Dynamic-LLaVA: Efficient Multimodal Large Language Models via Dynamic Vision-language Context Sparsification

Authors: Wenxuan Huang, Zijie Zhai, Yunhang Shen, Shaosheng Cao, Fei Zhao, Xiangfeng Xu, Zheyu Ye, Shaohui Lin

ICLR 2025 | Venue PDF | Archive PDF | Plain Text | LLM Run Details

Reproducibility Variable Result LLM Response
Research Type Experimental Extensive experiments also demonstrate that Dynamic-LLa VA achieves efficient inference for MLLMs with negligible understanding and generation ability degradation or even performance gains compared to the full-context inference baselines.
Researcher Affiliation Collaboration 1East China Normal University 2Xiamen University 3Xiaohongshu Inc. 4Nanjing University 5Key Laboratory of Advanced Theory and Application in Statistics and Data Science, MOE, China
Pseudocode No No explicit pseudocode or algorithm blocks are provided in the main text.

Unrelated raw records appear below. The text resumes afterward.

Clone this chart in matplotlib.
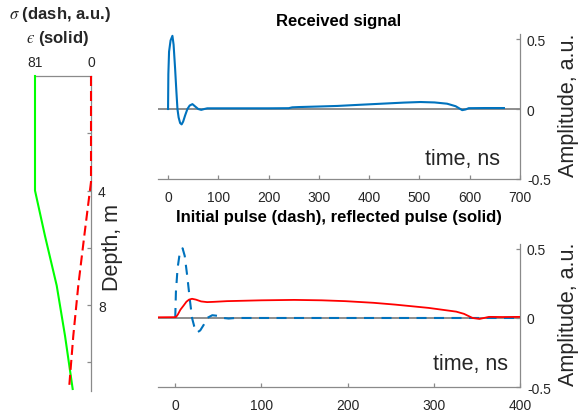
import matplotlib
matplotlib.use('Agg')
import matplotlib.pyplot as plt

plt.rcParams['font.family'] = ['Liberation Sans', 'DejaVu Sans']
plt.rcParams['mathtext.fontset'] = 'stix'
plt.rcParams['axes.unicode_minus'] = False

# ---------------- data ----------------
# left panel: permittivity (solid) and conductivity (dash) vs depth
depth_eps = [0, 4.0, 5.58, 7.32, 9.07, 10.93]
eps_vals = [81, 81, 66.6, 49.6, 37.6, 26.5]
depth_sig = [0, 3.7, 5.58, 7.32, 9.07, 10.93]
sig_vals = [0, 0, 9.7, 18.4, 25.6, 31.8]

# top panel: received signal
t_recv = [0, 0.6, 2, 5, 8.7, 11, 14, 16.5, 18.7, 21, 24, 27, 30, 34, 38.5, 43, 48.5,
          54, 60, 66, 72, 78, 100, 150, 200, 240, 247, 260, 300, 337, 380, 436, 470,
          502, 530, 555, 572, 580, 585, 592, 598, 630, 668]
a_recv = [0, 0.25, 0.41, 0.49, 0.523, 0.46, 0.29, 0.13, 0.0, -0.06, -0.10, -0.11, -0.09,
          -0.045, 0.0, 0.025, 0.035, 0.018, 0.0, -0.006, 0.0, 0.005, 0.005, 0.005, 0.005,
          0.006, 0.012, 0.014, 0.018, 0.022, 0.03, 0.04, 0.046, 0.05, 0.047, 0.038, 0.02,
          0.003, -0.008, -0.003, 0.006, 0.007, 0.007]

# bottom panel: initial pulse (dash)
t_init = [0, 0.8, 2.7, 5, 8.5, 11, 14, 17, 19.5, 22, 25.4, 29, 33, 37, 43, 50, 56, 62,
          70, 100, 200, 300, 400]
a_init = [0, 0.19, 0.36, 0.46, 0.505, 0.45, 0.3, 0.13, 0.0, -0.06, -0.105, -0.09, -0.05,
          0.0, 0.02, 0.015, 0.0, -0.004, 0.0, 0.0, 0.0, 0.0, 0.0]

# bottom panel: reflected pulse (solid)
t_refl = [-20, 0, 1, 3, 6, 9.7, 13, 16, 19.5, 24, 30, 37, 45, 60, 100, 138, 170, 197, 230,
          255, 294, 326, 335, 340, 345, 353, 364, 380, 400]
a_refl = [0.005, 0.006, 0.008, 0.025, 0.06, 0.09, 0.118, 0.133, 0.139, 0.133, 0.12, 0.115,
          0.117, 0.122, 0.128, 0.131, 0.128, 0.122, 0.11, 0.097, 0.073, 0.046, 0.03, 0.015,
          0.0, -0.007, 0.008, 0.007, 0.008]

# ---------------- style ----------------
W, H = 579, 414
AX_GRAY = '#8a8a8a'
TXT = '#262626'
BLUE = '#0072BD'


def px_rect(x0, y0, x1, y1):
    return [x0 / W, 1 - y1 / H, (x1 - x0) / W, (y1 - y0) / H]


fig = plt.figure(figsize=(W / 100, H / 100), dpi=100)

# ---------- left panel ----------
axL = fig.add_axes(px_rect(35, 77, 91, 392))
axL.plot(eps_vals, depth_eps, color='#00FF00', lw=1.5, zorder=3, clip_on=False)
axL.plot(sig_vals, depth_sig, color='#FF0000', lw=1.5, ls=(0, (4.8, 2.4)), zorder=4,
         clip_on=False)
axL.set_xlim(81, 0)
axL.set_ylim(11, 0)
for s in ['left', 'bottom']:
    axL.spines[s].set_visible(False)
for s in ['top', 'right']:
    axL.spines[s].set_color(AX_GRAY)
    axL.spines[s].set_linewidth(0.9)
axL.xaxis.tick_top()
axL.yaxis.tick_right()
axL.set_xticks([81, 0])
axL.set_xticklabels(['81', '0'])
axL.set_yticks([2, 4, 6, 8, 10])
axL.set_yticklabels(['', '4', '', '8', ''])
axL.tick_params(axis='x', direction='in', length=0, labelsize=10, labelcolor=TXT, pad=5)
axL.tick_params(axis='y', direction='in', length=3, color=AX_GRAY, width=0.9,
                labelsize=10, labelcolor=TXT, pad=5)
axL.patch.set_visible(False)
axL.text(1.39, 0.46, 'Depth, m', transform=axL.transAxes, rotation=90,
         ha='center', va='center', fontsize=15.5, color=TXT)
fig.text(60 / W, 1 - 15 / H, r'$\sigma$ (dash, a.u.)', ha='center', va='center',
         fontsize=12, fontweight='bold', color=TXT)
fig.text(58 / W, 1 - 38 / H, '$\u03f5$ (solid)', ha='center', va='center',
         fontsize=12, fontweight='bold', color=TXT)


def style_right(ax, xlim, xticks):
    ax.set_xlim(*xlim)
    ax.set_ylim(-0.5, 0.536)
    for s in ['left', 'top']:
        ax.spines[s].set_visible(False)
    for s in ['bottom', 'right']:
        ax.spines[s].set_color(AX_GRAY)
        ax.spines[s].set_linewidth(0.9)
    ax.yaxis.tick_right()
    ax.set_xticks(xticks)
    ax.set_xticklabels([str(v) for v in xticks])
    ax.set_yticks([-0.5, 0, 0.5])
    ax.set_yticklabels(['-0.5', '0', '0.5'])
    ax.tick_params(axis='both', direction='in', length=3, color=AX_GRAY, width=0.9,
                   labelsize=10, labelcolor=TXT)
    ax.tick_params(axis='x', pad=8)
    ax.tick_params(axis='y', pad=5)
    ax.axhline(0, color='#7a7a7a', lw=1.2, zorder=1)
    ax.text(1.133, 0.517, 'Amplitude, a.u.', transform=ax.transAxes, rotation=90,
            ha='center', va='center', fontsize=15.5, color=TXT)
    ax.patch.set_visible(False)


# ---------- top right panel ----------
axT = fig.add_axes(px_rect(158, 35, 520, 180))
axT.plot(t_recv, a_recv, color=BLUE, lw=1.5, zorder=3)
style_right(axT, (-20, 700), [0, 100, 200, 300, 400, 500, 600, 700])
axT.text(0.84, 0.103, 'time, ns', transform=axT.transAxes, ha='center', va='baseline',
         fontsize=15.5, color=TXT)
axT.text(0.5, 1.09, 'Received signal', transform=axT.transAxes, ha='center',
         va='center', fontsize=12, fontweight='bold', color='black')

# ---------- bottom right panel ----------
axB = fig.add_axes(px_rect(158, 245, 520, 388))
axB.plot(t_init, a_init, color=BLUE, lw=1.5, ls=(0, (4.8, 3.6)), zorder=3)
axB.plot(t_refl, a_refl, color='#FF0000', lw=1.3, zorder=4)
style_right(axB, (-20, 400), [0, 100, 200, 300, 400])
axB.text(0.863, 0.126, 'time, ns', transform=axB.transAxes, ha='center', va='baseline',
         fontsize=15.5, color=TXT)
axB.text(0.5, 1.189, 'Initial pulse (dash), reflected pulse (solid)',
         transform=axB.transAxes, ha='center', va='center', fontsize=12,
         fontweight='bold', color='black')

fig.savefig('out.png', dpi=100)
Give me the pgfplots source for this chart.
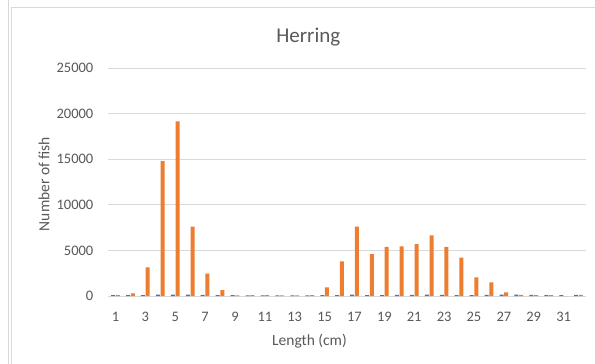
\documentclass[border=0pt]{standalone}
\usepackage{pgfplots}
\pgfplotsset{compat=1.18}
\usepackage{pgfplotstable}
\usepackage{fontspec}
\setmainfont{Carlito}
\definecolor{txt}{HTML}{595959}
\definecolor{gridc}{HTML}{D9D9D9}
\definecolor{sblue}{HTML}{4472C4}
\definecolor{sorange}{HTML}{ED7D31}
\pgfplotstableread{
x blue orange
1 100 100
2 100 300
3 100 3150
4 150 14800
5 150 19150
6 150 7600
7 120 2450
8 100 650
9 100 80
10 80 100
11 80 100
12 80 80
13 80 80
14 80 100
15 100 950
16 100 3800
17 150 7600
18 100 4600
19 100 5400
20 120 5450
21 120 5700
22 150 6650
23 120 5400
24 100 4200
25 100 2050
26 120 1500
27 150 400
28 150 120
29 120 100
30 100 100
31 100 0
32 120 120
}\herring
\begin{document}
\begin{tikzpicture}[x=1bp,y=1bp]
\useasboundingbox (0,0) rectangle (595,363);
\fill[white] (0,0) rectangle (595,363);
\draw[gridc, line width=1bp] (8,-2) -- (8,365);
\draw[gridc, line width=1bp] (11,-2) -- (11,355) -- (600,355);
\begin{axis}[
  at={(108bp,67bp)}, anchor=south west,
  scale only axis, width=478bp, height=228bp,
  xmin=0.5, xmax=32.5, ymin=0, ymax=25000,
  ybar=0.7bp, bar width=4bp,
  axis line style={draw=none},
  major tick length=0pt, tick style={draw=none},
  ymajorgrids, grid style={gridc, line width=1bp},
  ytick={0,5000,...,25000},
  xtick={1,3,...,31},
  /pgf/number format/assume math mode=true,
  /pgf/number format/1000 sep={},
  scaled y ticks=false,
  ticklabel style={font=\fontsize{14.5bp}{17bp}\selectfont, text=txt, inner sep=0pt},
  yticklabel style={anchor=east, xshift=-14.5bp},
  xticklabel style={anchor=center, yshift=-20.5bp},
  clip=false,
]
\addplot[draw=none, fill=sblue] table[x=x, y=blue] {\herring};
\addplot[draw=none, fill=sorange] table[x=x, y=orange] {\herring};
\end{axis}
\node[txt, anchor=base, font=\fontsize{21bp}{24bp}\selectfont, inner sep=0pt] at (308.3,320.7) {Herring};
\node[txt, anchor=base, font=\fontsize{15.5bp}{18bp}\selectfont, inner sep=0pt] at (309.5,17.3) {Length (cm)};
\node[txt, anchor=base, rotate=90, font=\fontsize{15.5bp}{18bp}\selectfont, inner sep=0pt] at (49.3,179) {Number of fish};
\end{tikzpicture}
\end{document}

The methodology is described using mathematical equations and textual explanations.
Open Source Code Yes Code is available at https://github.com/Osilly/dynamic_llava .
Open Datasets Yes For vision understanding evaluations, we use the commonly used vision understanding benchmarks to evaluate the performance similar as LLa VA-1.5, such as VQAv2 (Goyal et al., 2017), GQA (Hudson & Manning, 2019), Viz Wiz (Gurari et al., 2018), Sci QA (Lu et al., 2022), Text VQA (Singh et al., 2019), POPE (Li et al., 2023b), MMBench (en) (Liu et al., 2023b), SEED (image) (Li et al., 2023a) and MM-Vet (Yu et al., 2023). Furthermore, we also use the vision-centric vision understanding benchmarks, such as MMVP (Tong et al., 2024b), Real World QA (x AI, 2024) and CVBench-2D (Tong et al., 2024a).

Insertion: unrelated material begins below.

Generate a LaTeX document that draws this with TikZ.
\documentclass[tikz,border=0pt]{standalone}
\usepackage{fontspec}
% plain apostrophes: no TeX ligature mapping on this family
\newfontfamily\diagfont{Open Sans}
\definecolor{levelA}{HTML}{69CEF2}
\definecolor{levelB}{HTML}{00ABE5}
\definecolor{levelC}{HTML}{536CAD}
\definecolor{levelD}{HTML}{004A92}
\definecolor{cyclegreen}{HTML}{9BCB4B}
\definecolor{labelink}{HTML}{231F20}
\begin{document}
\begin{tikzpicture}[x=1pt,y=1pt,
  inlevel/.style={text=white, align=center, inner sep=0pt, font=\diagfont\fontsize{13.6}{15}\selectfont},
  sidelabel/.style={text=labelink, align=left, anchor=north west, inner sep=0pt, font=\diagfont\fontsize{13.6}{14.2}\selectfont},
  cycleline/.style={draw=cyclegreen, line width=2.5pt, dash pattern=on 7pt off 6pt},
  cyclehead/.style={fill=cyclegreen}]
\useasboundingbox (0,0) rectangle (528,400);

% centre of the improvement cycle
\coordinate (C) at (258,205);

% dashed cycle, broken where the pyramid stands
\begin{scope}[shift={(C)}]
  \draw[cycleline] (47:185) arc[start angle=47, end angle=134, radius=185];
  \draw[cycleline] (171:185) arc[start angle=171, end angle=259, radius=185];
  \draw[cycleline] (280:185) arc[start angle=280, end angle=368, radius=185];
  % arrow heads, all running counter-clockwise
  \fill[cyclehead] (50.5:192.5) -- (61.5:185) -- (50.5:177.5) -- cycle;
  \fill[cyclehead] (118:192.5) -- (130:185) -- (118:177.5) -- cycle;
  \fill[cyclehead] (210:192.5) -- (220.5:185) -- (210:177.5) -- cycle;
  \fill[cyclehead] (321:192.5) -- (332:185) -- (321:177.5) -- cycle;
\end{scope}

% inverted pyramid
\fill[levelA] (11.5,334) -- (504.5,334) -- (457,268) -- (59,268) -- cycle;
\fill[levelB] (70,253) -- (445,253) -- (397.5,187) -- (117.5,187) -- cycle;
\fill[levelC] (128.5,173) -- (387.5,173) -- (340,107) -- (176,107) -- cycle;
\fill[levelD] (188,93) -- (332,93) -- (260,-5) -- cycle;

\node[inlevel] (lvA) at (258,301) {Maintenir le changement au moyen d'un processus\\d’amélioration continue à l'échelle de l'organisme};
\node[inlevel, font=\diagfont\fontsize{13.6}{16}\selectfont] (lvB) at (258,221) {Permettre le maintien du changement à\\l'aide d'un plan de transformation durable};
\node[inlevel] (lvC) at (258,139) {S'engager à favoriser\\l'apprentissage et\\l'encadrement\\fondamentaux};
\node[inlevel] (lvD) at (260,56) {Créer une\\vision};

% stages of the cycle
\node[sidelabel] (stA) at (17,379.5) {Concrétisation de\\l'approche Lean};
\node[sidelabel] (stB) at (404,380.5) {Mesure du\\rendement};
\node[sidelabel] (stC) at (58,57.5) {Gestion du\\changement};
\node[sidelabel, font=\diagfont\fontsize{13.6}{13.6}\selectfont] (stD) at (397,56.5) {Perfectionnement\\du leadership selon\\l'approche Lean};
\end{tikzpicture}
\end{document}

Dataset Splits No No explicit train/validation/test dataset splits are provided in the paper. The paper mentions using "commonly used vision understanding benchmarks" and constructing specific subsets for evaluation (e.g., "selecting 1,000 instances from the LVISInstruct4V dataset"), but does not detail explicit percentages or counts for training, validation, and test splits within its own experimental setup.
Hardware Specification Yes All of the methods are trained on 8 NVIDIA A100 (80G) using Pytorch (Paszke et al., 2019). The results are measured in one A100 (80G) and the batch size is fixed to 8.
Software Dependencies No The paper mentions using Pytorch (Paszke et al., 2019) but does not provide a specific version number for it or any other software dependencies.
Experiment Setup Yes The hyper-parameters of which decoder layer to sparsify the tokens (l), the sample used for training should have a minimum output text token length (LENOT ) and the weight of the regularization term (λ) are set to 2, 50 and 100 in all experiments, respectively. During training, we freeze the vision encoder and projector, updating only the parameters of LLM and predictors. The initial learning rates for LLM and predictors are set at 5e-6 and 2e-4, respectively, with a fixed global batch size of 64.